### [DO THIS]
Print out each record below, unaltered and complete, without its images.
--- begin ---
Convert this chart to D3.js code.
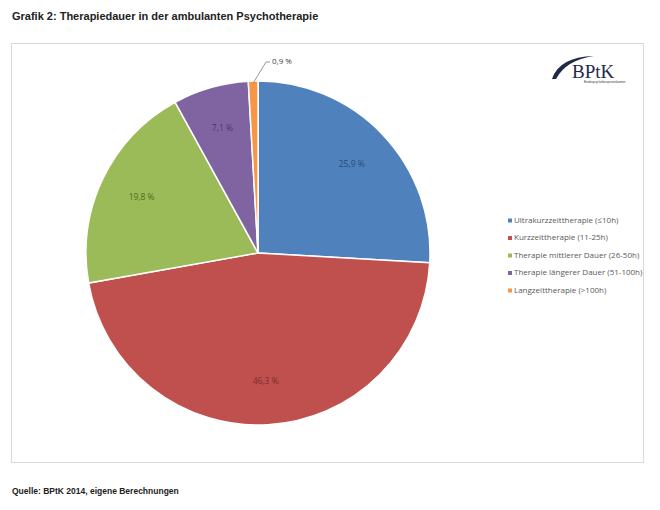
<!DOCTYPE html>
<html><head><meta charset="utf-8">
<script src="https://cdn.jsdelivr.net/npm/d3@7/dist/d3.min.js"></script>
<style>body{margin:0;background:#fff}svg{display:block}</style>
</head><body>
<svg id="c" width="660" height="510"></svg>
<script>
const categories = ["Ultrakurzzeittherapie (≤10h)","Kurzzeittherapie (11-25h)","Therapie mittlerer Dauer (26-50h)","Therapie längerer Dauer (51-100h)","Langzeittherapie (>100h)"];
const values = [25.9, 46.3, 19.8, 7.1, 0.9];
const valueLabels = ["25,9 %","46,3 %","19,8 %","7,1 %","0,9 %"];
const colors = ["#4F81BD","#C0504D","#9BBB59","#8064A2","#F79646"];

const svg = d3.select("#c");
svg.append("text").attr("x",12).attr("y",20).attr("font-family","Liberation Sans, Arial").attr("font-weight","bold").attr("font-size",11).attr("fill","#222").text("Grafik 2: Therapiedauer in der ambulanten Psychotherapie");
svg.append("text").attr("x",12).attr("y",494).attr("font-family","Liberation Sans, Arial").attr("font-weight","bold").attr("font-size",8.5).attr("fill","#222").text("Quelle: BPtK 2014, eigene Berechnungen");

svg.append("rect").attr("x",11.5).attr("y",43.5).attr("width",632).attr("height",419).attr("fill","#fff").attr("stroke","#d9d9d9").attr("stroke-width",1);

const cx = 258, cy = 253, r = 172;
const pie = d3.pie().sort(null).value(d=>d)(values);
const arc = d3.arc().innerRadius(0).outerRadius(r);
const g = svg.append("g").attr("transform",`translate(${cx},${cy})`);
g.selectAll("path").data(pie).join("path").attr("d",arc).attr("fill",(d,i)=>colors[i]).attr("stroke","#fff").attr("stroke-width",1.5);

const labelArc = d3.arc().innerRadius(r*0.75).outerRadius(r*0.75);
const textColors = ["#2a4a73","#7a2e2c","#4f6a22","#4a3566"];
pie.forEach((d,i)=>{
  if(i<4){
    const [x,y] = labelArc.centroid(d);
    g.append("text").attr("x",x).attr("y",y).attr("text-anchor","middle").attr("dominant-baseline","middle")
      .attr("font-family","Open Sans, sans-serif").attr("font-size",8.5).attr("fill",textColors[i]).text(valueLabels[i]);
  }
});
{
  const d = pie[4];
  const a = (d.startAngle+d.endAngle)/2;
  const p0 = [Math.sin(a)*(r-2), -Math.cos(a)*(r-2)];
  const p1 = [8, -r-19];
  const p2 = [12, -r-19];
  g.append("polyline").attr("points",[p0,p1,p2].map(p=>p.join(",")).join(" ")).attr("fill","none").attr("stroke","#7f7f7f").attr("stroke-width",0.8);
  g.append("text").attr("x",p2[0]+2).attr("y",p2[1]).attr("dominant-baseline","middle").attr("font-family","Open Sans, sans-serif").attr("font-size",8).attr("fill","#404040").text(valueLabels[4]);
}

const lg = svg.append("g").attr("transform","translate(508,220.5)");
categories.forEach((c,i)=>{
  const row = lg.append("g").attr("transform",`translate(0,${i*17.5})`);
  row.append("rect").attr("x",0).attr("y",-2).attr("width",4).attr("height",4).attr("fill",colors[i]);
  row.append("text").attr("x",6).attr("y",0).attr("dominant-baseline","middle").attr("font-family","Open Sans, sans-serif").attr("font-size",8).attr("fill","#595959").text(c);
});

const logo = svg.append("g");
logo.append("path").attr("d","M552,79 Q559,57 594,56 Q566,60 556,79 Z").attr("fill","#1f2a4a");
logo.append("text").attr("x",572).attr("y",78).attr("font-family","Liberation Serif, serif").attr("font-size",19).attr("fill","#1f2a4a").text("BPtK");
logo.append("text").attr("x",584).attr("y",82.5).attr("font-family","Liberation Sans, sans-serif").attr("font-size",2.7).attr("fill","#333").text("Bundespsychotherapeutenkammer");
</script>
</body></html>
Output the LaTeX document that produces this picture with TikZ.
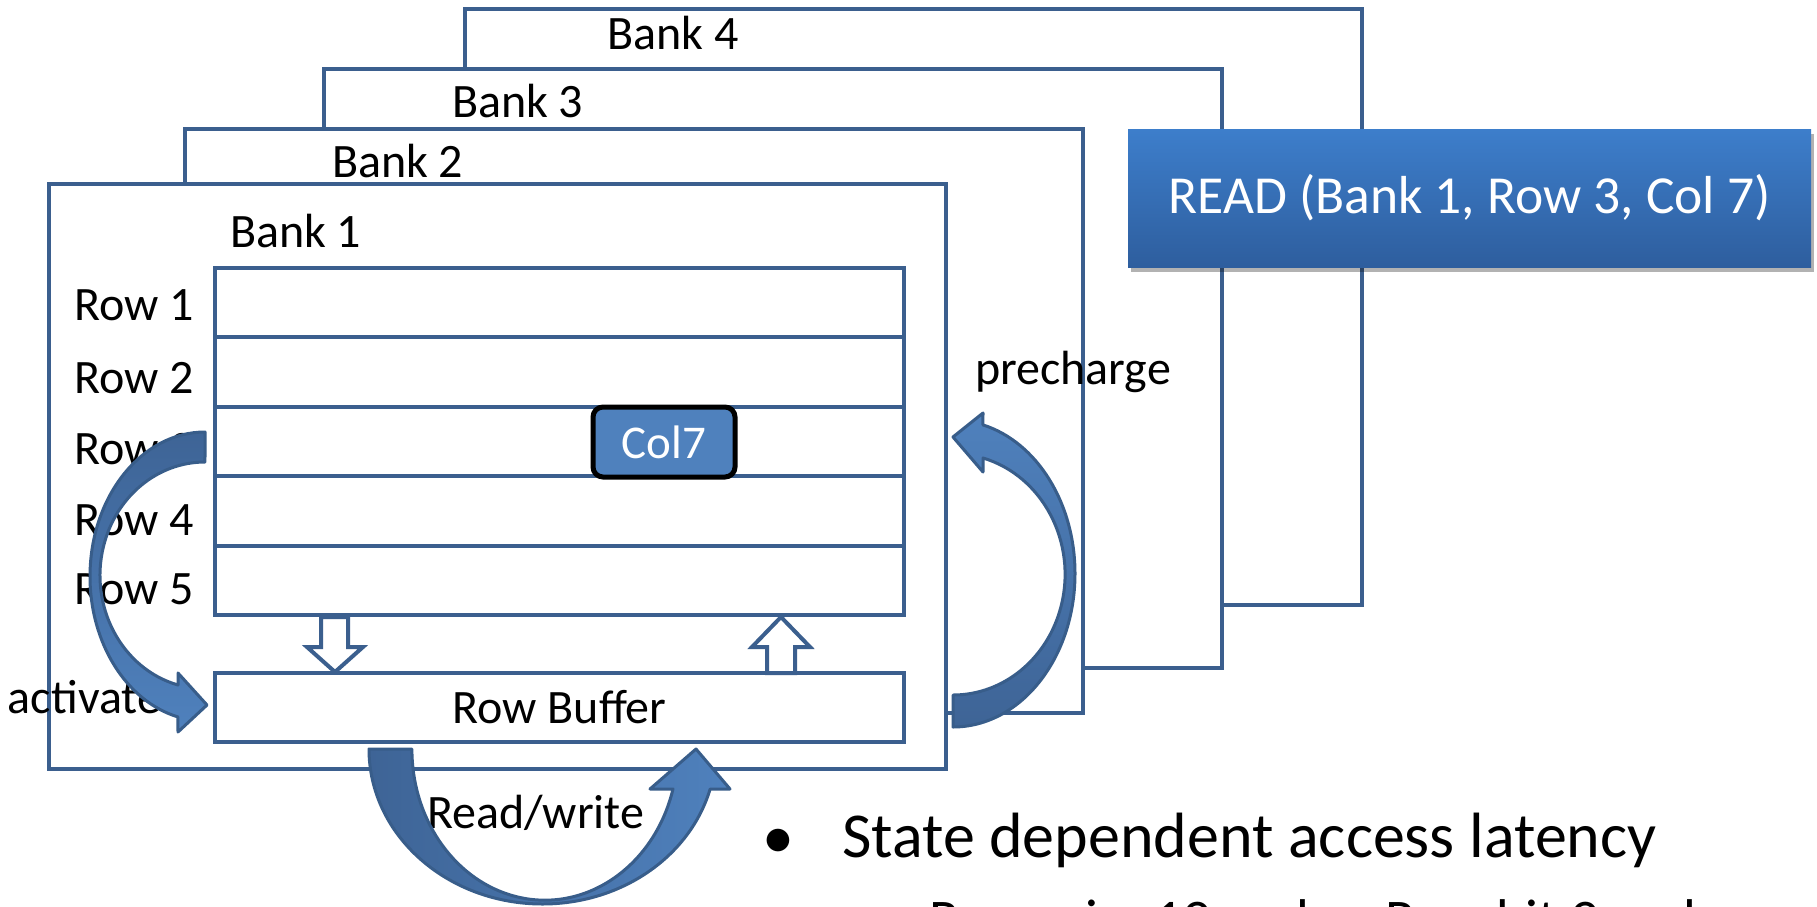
--- end ---
### [FULL RESPONSE]
Convert this chart to D3.js code.
<!DOCTYPE html>
<html><head><meta charset="utf-8">
<script src="https://cdn.jsdelivr.net/npm/d3@7/dist/d3.min.js"></script>
<style>body{margin:0;background:#fff}svg{display:block}</style>
</head><body>
<svg id="c" width="660" height="510"></svg>
<script>
const categories = ["Ultrakurzzeittherapie (≤10h)","Kurzzeittherapie (11-25h)","Therapie mittlerer Dauer (26-50h)","Therapie längerer Dauer (51-100h)","Langzeittherapie (>100h)"];
const values = [25.9, 46.3, 19.8, 7.1, 0.9];
const valueLabels = ["25,9 %","46,3 %","19,8 %","7,1 %","0,9 %"];
const colors = ["#4F81BD","#C0504D","#9BBB59","#8064A2","#F79646"];

const svg = d3.select("#c");
svg.append("text").attr("x",12).attr("y",20).attr("font-family","Liberation Sans, Arial").attr("font-weight","bold").attr("font-size",11).attr("fill","#222").text("Grafik 2: Therapiedauer in der ambulanten Psychotherapie");
svg.append("text").attr("x",12).attr("y",494).attr("font-family","Liberation Sans, Arial").attr("font-weight","bold").attr("font-size",8.5).attr("fill","#222").text("Quelle: BPtK 2014, eigene Berechnungen");

svg.append("rect").attr("x",11.5).attr("y",43.5).attr("width",632).attr("height",419).attr("fill","#fff").attr("stroke","#d9d9d9").attr("stroke-width",1);

const cx = 258, cy = 253, r = 172;
const pie = d3.pie().sort(null).value(d=>d)(values);
const arc = d3.arc().innerRadius(0).outerRadius(r);
const g = svg.append("g").attr("transform",`translate(${cx},${cy})`);
g.selectAll("path").data(pie).join("path").attr("d",arc).attr("fill",(d,i)=>colors[i]).attr("stroke","#fff").attr("stroke-width",1.5);

const labelArc = d3.arc().innerRadius(r*0.75).outerRadius(r*0.75);
const textColors = ["#2a4a73","#7a2e2c","#4f6a22","#4a3566"];
pie.forEach((d,i)=>{
  if(i<4){
    const [x,y] = labelArc.centroid(d);
    g.append("text").attr("x",x).attr("y",y).attr("text-anchor","middle").attr("dominant-baseline","middle")
      .attr("font-family","Open Sans, sans-serif").attr("font-size",8.5).attr("fill",textColors[i]).text(valueLabels[i]);
  }
});
{
  const d = pie[4];
  const a = (d.startAngle+d.endAngle)/2;
  const p0 = [Math.sin(a)*(r-2), -Math.cos(a)*(r-2)];
  const p1 = [8, -r-19];
  const p2 = [12, -r-19];
  g.append("polyline").attr("points",[p0,p1,p2].map(p=>p.join(",")).join(" ")).attr("fill","none").attr("stroke","#7f7f7f").attr("stroke-width",0.8);
  g.append("text").attr("x",p2[0]+2).attr("y",p2[1]).attr("dominant-baseline","middle").attr("font-family","Open Sans, sans-serif").attr("font-size",8).attr("fill","#404040").text(valueLabels[4]);
}

const lg = svg.append("g").attr("transform","translate(508,220.5)");
categories.forEach((c,i)=>{
  const row = lg.append("g").attr("transform",`translate(0,${i*17.5})`);
  row.append("rect").attr("x",0).attr("y",-2).attr("width",4).attr("height",4).attr("fill",colors[i]);
  row.append("text").attr("x",6).attr("y",0).attr("dominant-baseline","middle").attr("font-family","Open Sans, sans-serif").attr("font-size",8).attr("fill","#595959").text(c);
});

const logo = svg.append("g");
logo.append("path").attr("d","M552,79 Q559,57 594,56 Q566,60 556,79 Z").attr("fill","#1f2a4a");
logo.append("text").attr("x",572).attr("y",78).attr("font-family","Liberation Serif, serif").attr("font-size",19).attr("fill","#1f2a4a").text("BPtK");
logo.append("text").attr("x",584).attr("y",82.5).attr("font-family","Liberation Sans, sans-serif").attr("font-size",2.7).attr("fill","#333").text("Bundespsychotherapeutenkammer");
</script>
</body></html>
Output the LaTeX document that produces this picture with TikZ.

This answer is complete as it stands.